Spotify has faced the first one by acquiring content companies, launching hordes of original content, and hosting classic podcasts, such as The Daily, El Washington Post, and The Journal.  But Spotify also worked its way up on the original content ladder. The Swedish firm began producing original podcasts in 2018, with shows like “Amy Schumer Presents: 3 Girls, 1 Keith.” But its presence in the podcasting market was coy until it decided to grow by disbursing cash (read Spotify wants to control the podcast industry.) The impact of the purchases has been felt in no time—Spotify has gone from being the first music streaming service for most users to also becoming the second preferred podcast platform (right after Apple Podcasts.) And the company may very well surpass Apple very soon. With 248 million monthly active users and 113 million subscribers, Spotify has a promising future, mainly because its paid user base grows 31% year-over-year, as reported by Quartz.


It’s not only Spotify that is booming, but it’s also the industry itself. Pew Research Center reported in 2019 that 24% of Americans aged 12 or older listened to a podcast in the last month, while in 2008, that percentage was only 9%. Moreover, in 2019, more than half of Americans under 35 listen to podcasts every month, according to the Reuters Digital News Report. The podcast market is growing, and Spotify is ready to ride the wave.

 From the monetizing perspective, Spotify is also trying to figure out how to get money out of its products—advertising seems to be the key. According to the Interactive Advertising Bureau and PwC, the podcast industry is expected to generate $659 million from advertising in 2020. The problem with podcast ad dollars is that users can skip the ad altogether if they have their smartphones at hand (we all skip those 5-10 second ads sometimes.) There’s another issue—podcasts hosted by Spotify do display ads for everyone, and while premium subscribers can listen to ad-free music, they cannot do so with podcasts. Will that change at any point? Will premium users be able to turn off ads when listening to podcasts in Spotify? At the moment, it does not seem possible as ads are part of the final product—unless it’s a Spotify original.

 To take advantage of the possible ad dollars, Spotify has launched a new advertising technology called Streaming Ad Insertion (SAI).
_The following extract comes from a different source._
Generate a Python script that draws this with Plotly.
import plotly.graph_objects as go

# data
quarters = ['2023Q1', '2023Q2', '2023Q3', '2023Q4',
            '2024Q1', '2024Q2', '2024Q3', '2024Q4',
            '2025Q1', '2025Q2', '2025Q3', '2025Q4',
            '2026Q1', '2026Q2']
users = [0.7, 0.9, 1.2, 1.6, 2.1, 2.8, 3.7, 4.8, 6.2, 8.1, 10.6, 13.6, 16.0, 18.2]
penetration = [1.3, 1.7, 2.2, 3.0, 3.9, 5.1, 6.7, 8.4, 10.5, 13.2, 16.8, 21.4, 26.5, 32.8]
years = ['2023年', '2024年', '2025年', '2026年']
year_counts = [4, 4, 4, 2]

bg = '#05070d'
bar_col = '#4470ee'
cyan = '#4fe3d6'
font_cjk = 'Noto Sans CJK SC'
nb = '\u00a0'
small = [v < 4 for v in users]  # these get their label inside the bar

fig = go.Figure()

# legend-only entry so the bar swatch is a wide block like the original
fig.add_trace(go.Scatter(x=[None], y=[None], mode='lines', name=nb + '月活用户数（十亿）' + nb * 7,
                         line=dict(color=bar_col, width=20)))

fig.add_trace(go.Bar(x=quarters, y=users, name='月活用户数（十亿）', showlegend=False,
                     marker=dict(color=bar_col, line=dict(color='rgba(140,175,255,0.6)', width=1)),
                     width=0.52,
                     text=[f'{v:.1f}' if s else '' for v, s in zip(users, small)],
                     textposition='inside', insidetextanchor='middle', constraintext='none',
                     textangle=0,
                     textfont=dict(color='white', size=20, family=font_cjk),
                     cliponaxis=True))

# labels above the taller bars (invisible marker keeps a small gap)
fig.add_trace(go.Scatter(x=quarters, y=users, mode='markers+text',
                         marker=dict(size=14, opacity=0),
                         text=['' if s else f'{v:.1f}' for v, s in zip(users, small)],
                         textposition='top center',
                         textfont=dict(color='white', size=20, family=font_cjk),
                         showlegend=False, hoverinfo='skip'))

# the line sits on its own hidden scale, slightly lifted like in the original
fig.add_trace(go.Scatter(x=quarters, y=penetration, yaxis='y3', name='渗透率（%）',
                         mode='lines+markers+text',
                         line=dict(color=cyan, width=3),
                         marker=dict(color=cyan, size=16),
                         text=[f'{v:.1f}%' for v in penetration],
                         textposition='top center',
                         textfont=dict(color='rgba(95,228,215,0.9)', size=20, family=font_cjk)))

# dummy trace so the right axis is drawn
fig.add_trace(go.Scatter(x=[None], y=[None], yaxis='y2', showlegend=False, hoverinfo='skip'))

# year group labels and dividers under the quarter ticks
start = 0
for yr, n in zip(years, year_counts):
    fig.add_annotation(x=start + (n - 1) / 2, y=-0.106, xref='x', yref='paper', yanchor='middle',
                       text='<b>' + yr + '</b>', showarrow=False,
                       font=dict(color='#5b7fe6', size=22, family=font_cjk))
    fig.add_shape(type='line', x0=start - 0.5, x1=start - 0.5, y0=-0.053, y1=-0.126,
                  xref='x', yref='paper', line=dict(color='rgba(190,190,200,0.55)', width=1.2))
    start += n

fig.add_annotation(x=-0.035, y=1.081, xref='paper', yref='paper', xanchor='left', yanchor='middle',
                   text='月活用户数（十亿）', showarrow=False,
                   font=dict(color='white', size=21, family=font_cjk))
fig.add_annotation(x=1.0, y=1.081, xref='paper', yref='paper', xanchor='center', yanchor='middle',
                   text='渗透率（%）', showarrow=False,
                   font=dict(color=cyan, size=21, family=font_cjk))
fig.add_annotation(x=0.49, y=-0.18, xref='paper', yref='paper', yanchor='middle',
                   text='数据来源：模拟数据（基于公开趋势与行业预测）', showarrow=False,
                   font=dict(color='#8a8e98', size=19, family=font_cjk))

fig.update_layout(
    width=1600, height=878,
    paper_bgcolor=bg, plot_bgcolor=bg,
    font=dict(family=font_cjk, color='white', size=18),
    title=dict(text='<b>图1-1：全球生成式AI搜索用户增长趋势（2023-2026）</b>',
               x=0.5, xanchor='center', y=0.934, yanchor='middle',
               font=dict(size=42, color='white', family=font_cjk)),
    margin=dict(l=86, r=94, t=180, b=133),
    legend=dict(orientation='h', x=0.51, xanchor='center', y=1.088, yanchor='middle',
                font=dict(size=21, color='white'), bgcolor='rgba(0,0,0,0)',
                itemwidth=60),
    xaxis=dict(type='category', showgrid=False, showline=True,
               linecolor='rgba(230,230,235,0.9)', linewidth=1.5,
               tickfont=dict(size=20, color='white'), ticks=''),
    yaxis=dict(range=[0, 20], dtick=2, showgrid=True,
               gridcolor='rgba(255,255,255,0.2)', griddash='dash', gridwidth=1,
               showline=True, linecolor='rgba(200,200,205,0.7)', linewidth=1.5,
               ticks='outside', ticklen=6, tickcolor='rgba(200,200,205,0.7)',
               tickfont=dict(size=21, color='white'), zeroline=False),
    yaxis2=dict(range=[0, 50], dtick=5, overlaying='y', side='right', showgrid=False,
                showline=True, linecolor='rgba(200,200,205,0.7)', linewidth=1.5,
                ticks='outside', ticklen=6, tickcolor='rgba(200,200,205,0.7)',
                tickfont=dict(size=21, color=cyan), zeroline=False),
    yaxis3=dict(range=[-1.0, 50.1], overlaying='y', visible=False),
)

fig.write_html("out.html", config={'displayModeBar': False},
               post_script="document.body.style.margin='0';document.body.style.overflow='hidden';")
In a blog post, the company said the service “measures real impressions as they occur, reporting on the age, gender, device type, and listening behavior of the audience reached.” Through this technology, advertisers can direct their commercials to Spotify’s free subscribers based on the content they consume, but it will only be used for the platform’s own material. This, however, is a big step, with Spotify designing a mechanism to monetize its acquisitions.

All these acquisitions and updates are turning Spotify into a podcasting powerhouse. But still, Apple podcasts take the lead. Apple, which reached 50 billion all-time episode downloads and streams in March 2018, has an eternal advantage over Spotify—it owns the device. iPhone users will always find it easy to access Apple podcasts; they are just there. Maybe these Spotify upgrades will turn the tables. Apple is not the only competitor out there, although it is the largest. Luminary is another market entrant with grand ambitions and a different model—it’s based on subscriptions (read Luminary dreams of becoming the Netflix of podcasting.)

 If Apple strikes back soon, with new content, new ad possibilities for brands and new ways of engaging with the consumer, the race for a monopoly will be harsher for Spotify. But what’s clear is that the Swedish company has earned its leading position and now is not going to back down. It has invested too much money in content and too much effort designing an efficient revenue system. When the dust settles, Spotify may become a similar platform to YouTube—a hosting site for both user-produced content and big Spotify audio productions. Spotify has left behind its days of music-only streaming service and is ready to take the next step: becoming a media company.